I giudici ricordano, infatti, come la disposizione in oggetto richieda espressamente che la restituzione avvenga prima del giudizio e che tale locuzione è pacificamente intesa nel senso che non debba essere stata ancora dichiarata "l'apertura del dibattimento", evidenziando altresì che, «viceversa, nel caso di specie [ ...] non solo il risarcimento non ha avuto luogo prima dell'apertura del dibattimento, peraltro preceduta dalla rituale costituzione in giudizio della parte civile, ma all'epoca nemmeno l'atto transattivo era stato ancora sottoscritto, essendo entrambi gli eventi intervenuti solo nel novembre 2020, a nulla rilevando in proposito né la successiva fuoriuscita dal processo della parte civile e né la rimessione della querela, essendo il grave reato in esame procedibile d'ufficio.
Peraltro, in disparte ogni considerazione sull'inammissibilità della lettura "costituzionalmente orientata" della disposizione, proposta dal ricorrente (tesa ad escludere la natura perentoria del termine temporale, allo scopo di attenuare eventuali discriminazioni in ragione delle diverse capacità economiche dei destinatari), nella sentenza si trova precisato, subito di seguito, come «in ogni caso la buona volontà dell'imputato nel far fronte ai propri obblighi risarcitori sia stata ampiamente tenuta in positivo conto dal collegio, mediante il riconoscimento delle attenuanti generiche nella loro massima estensione, proprio quale conseguenza del positivo comportamento processuale del prevenuto». Sicché la restituzione delle somme non avrebbe potuto comunque essere valutata anche ai fini dell'eventuale circostanza attenuante comune.

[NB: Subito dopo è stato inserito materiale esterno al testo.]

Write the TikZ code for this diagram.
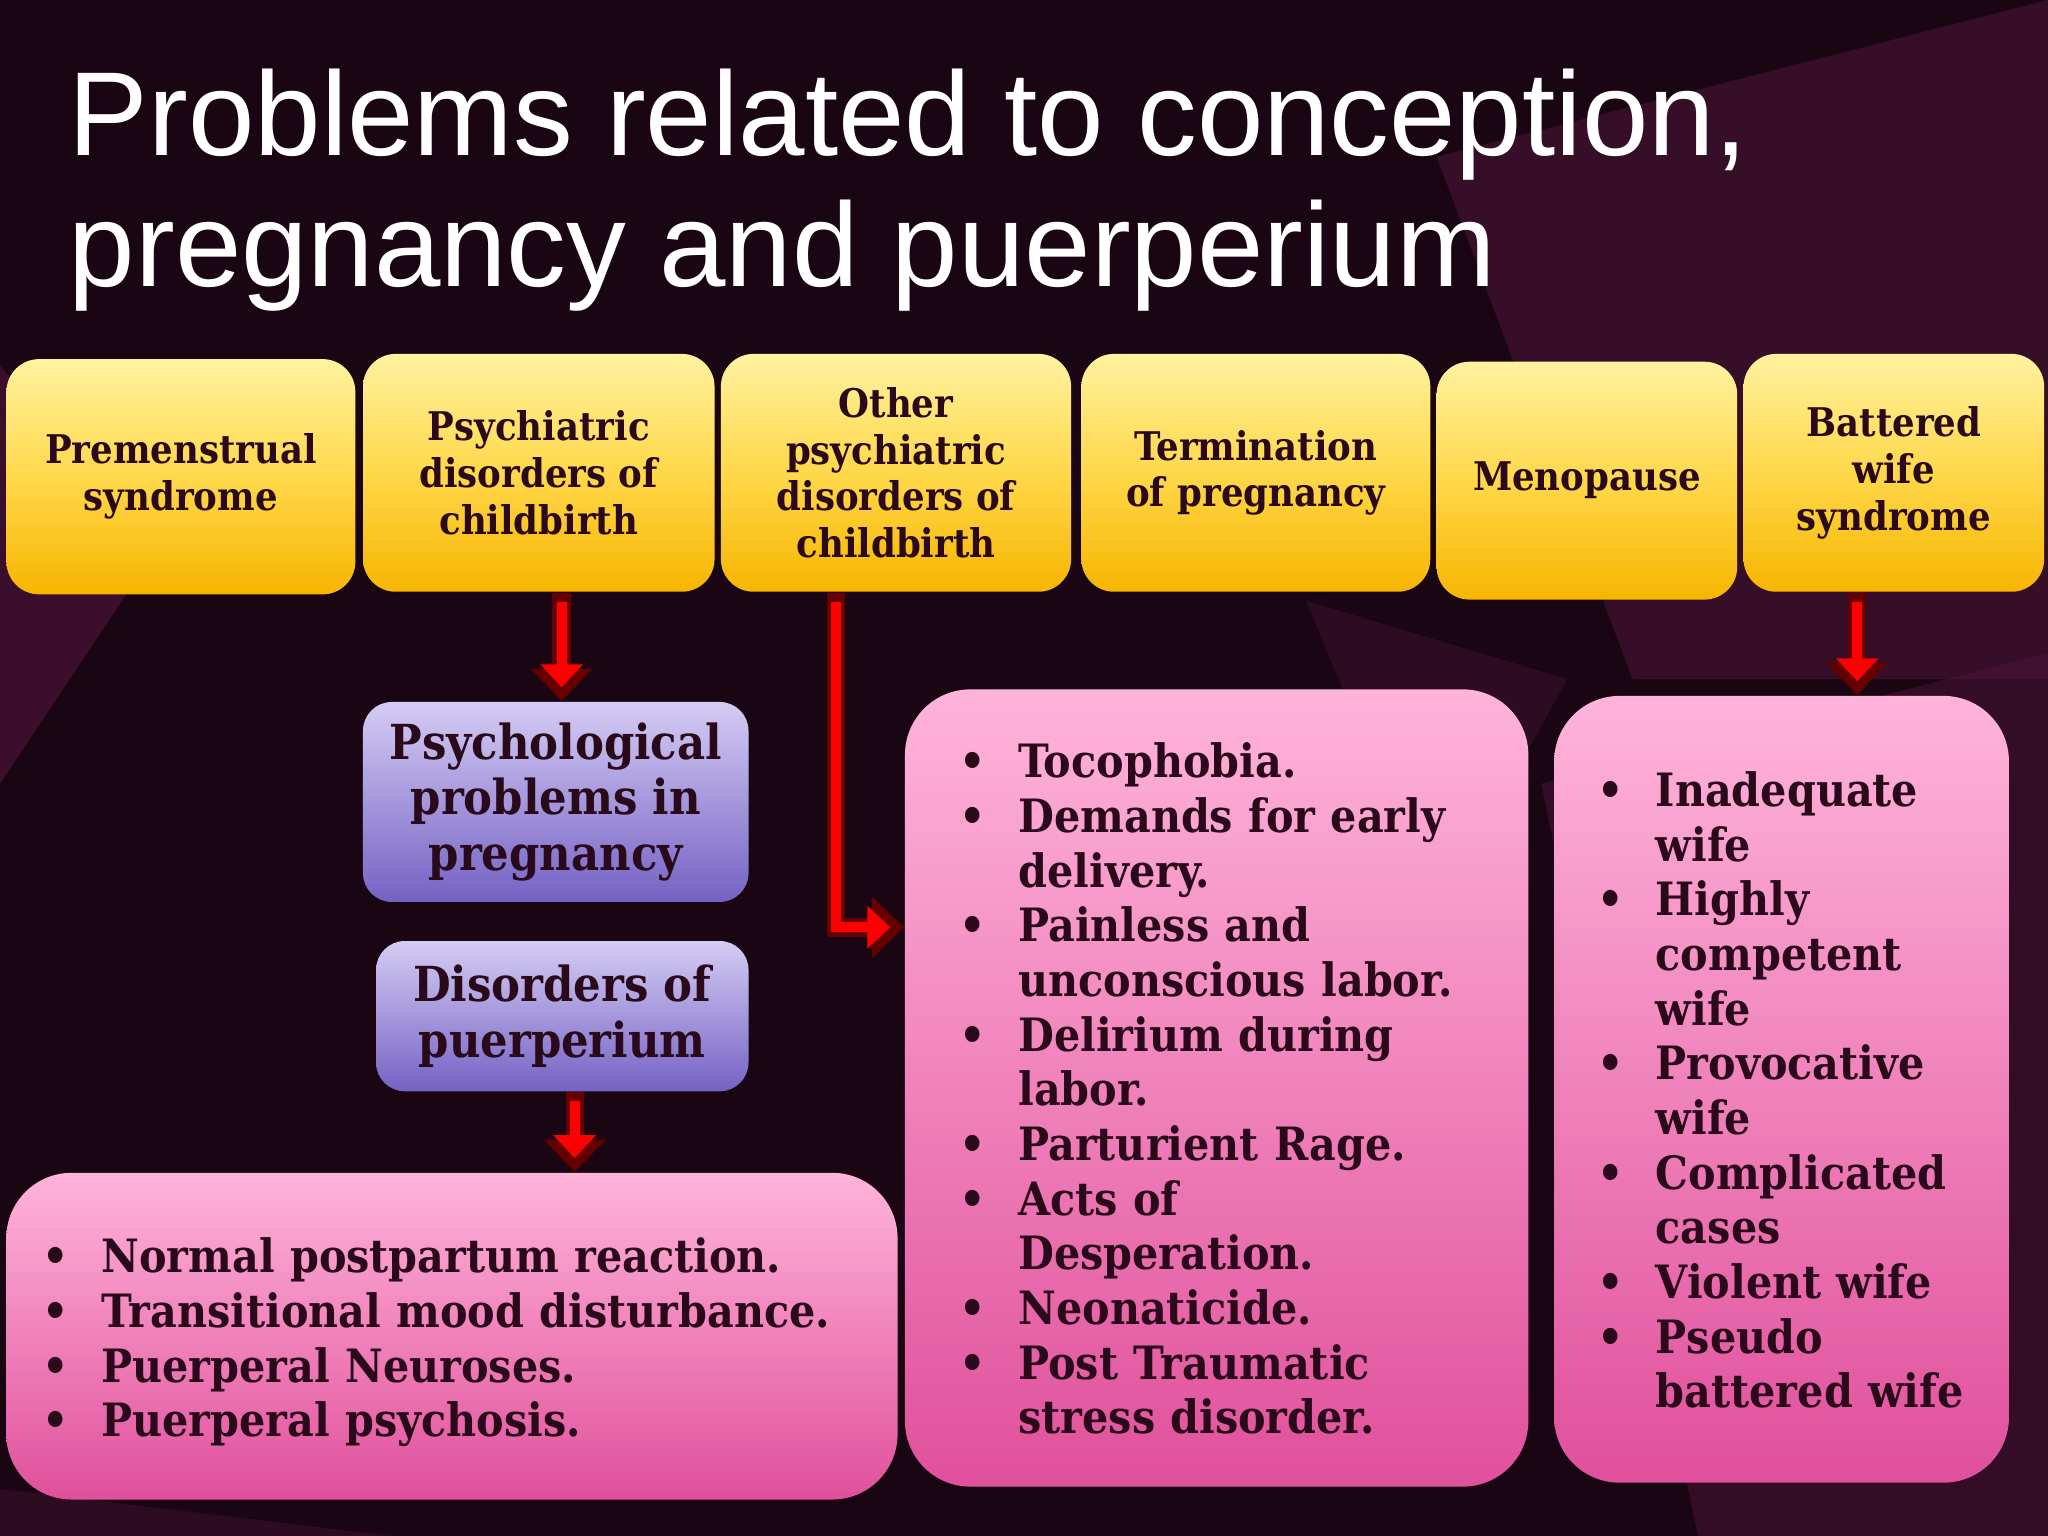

3. Per le esposte ragioni, il ricorso deve essere dichiarato inammissibile.
4. Segue la condanna del ricorrente al pagamento delle spese del procedimento ed al versamento delle somme indicate nel dispositivo, ritenute eque, in favore della Cassa delle ammende, in applicazione dell'art. 616 cod. proc. pen.
P.Q.M.
Dichiara inammissibile il ricorso e condanna il ricorrente al pagamento delle spese processuali e della somma di euro tremila in favore della Cassa delle ammende.